The Hang Seng bounced over October from an oversold position. The US is warning Beijing away from military intervention. It remains to be seen for how long this restrains the Chinese leadership. A military occupation of Hong Kong would be clumsy move by China and negative for assets.
The ECB’s leadership transition is complete with Madame Lagarde now bank chief. The new leadership is keeping its highly accommodative negative ECB rates. The issue is more the declining impact of this ongoing stimulus.
One feature of Draghi’s ECB tenure was his frequent pleading with EU politicians to embark on structural reforms in particular budget, labour and debt reforms. That proved a fruitless endeavor. Now monetary policy has delivered its maximum benefits, his successor faces the task of eventually having to withdraw stimulus without compensating reforms.
Tiffany Inc is holding out for a big improvement in the $120 per share cash offer from LVMH. However it has been reported that CEO Bernard Arnault will not raise about $125 per share (c. $15bn). It is reminiscent of LVMH previous move against Hermes in 2014 when LMVH walked away from the takeover, rather than overpay, despite accumulating a 23% stake.
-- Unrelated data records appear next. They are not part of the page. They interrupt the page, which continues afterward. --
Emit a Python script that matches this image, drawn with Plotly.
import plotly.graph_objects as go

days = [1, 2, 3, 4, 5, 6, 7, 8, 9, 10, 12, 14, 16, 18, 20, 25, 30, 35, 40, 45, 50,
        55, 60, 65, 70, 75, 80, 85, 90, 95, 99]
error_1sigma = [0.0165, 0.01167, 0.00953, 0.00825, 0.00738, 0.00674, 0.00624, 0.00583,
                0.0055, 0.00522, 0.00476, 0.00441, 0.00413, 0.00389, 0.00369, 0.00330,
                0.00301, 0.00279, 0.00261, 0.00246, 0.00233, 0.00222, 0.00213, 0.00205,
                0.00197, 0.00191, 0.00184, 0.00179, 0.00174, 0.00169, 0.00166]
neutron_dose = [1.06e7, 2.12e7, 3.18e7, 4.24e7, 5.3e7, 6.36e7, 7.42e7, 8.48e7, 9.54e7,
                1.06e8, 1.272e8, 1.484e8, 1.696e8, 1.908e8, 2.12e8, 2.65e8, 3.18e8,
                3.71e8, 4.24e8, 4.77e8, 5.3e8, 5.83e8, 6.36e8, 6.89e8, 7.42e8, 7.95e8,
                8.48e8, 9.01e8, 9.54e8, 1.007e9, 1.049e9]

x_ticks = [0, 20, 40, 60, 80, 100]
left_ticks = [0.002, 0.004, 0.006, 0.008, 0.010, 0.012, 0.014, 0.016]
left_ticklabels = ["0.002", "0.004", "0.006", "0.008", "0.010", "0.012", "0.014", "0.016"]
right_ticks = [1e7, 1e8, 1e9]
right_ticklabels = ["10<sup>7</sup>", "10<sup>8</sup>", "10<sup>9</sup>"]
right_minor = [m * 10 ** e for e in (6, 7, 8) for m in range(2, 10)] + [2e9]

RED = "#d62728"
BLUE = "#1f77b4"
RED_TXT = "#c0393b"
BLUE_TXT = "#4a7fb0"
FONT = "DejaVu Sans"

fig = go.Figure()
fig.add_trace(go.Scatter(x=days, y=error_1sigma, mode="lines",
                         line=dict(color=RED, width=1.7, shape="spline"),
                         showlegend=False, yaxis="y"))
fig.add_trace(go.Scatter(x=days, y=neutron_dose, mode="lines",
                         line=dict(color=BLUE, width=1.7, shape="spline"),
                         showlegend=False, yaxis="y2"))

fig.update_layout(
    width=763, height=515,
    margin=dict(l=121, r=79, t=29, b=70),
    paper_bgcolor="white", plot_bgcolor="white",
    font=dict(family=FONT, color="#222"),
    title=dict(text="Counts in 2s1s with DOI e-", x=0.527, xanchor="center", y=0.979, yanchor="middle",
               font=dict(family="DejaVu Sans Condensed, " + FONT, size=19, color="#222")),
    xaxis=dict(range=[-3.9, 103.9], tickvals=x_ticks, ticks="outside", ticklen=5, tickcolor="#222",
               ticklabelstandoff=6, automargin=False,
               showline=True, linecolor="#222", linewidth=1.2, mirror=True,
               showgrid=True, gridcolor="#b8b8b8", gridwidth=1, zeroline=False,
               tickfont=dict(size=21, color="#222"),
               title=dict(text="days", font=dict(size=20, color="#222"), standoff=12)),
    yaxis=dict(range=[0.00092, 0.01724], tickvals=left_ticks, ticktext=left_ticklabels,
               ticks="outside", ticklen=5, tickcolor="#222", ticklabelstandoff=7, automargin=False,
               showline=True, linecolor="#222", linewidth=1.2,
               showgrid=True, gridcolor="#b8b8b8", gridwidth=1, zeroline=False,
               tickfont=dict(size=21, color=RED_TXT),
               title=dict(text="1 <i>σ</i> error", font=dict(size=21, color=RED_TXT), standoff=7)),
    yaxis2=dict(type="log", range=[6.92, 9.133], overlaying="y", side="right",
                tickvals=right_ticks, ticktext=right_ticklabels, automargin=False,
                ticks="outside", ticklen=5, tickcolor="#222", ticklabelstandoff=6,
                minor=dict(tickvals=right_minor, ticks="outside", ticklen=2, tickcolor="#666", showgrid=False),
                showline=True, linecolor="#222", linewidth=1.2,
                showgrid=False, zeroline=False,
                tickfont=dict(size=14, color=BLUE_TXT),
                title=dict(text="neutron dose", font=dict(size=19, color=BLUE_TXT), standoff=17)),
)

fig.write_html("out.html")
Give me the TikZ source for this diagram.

Curiously the LVMH share price has barely budged suggesting the perspective in Paris is a deal is some way off.
Now the House of Representatives is proceeding with the impeachment inquiry the focus of US politics, as in previous impeachments, will shift from the White House to Congress. This simple fact has caused President Trump to increase his attention seeking via threats of trade wars, twitter tirades, berating the US Federal Reserve, out of the blue military withdrawals etc. Are US equities more risky as a result? Possibly US investors are used to it.
The latest Federal Reserve rate cut, presented as an insurance policy against a global slowdown, takes rates down to 1.5%-1.75% but curiously this increased yields at the long end hence increasing US mortgage payments tied to the 30 year bond.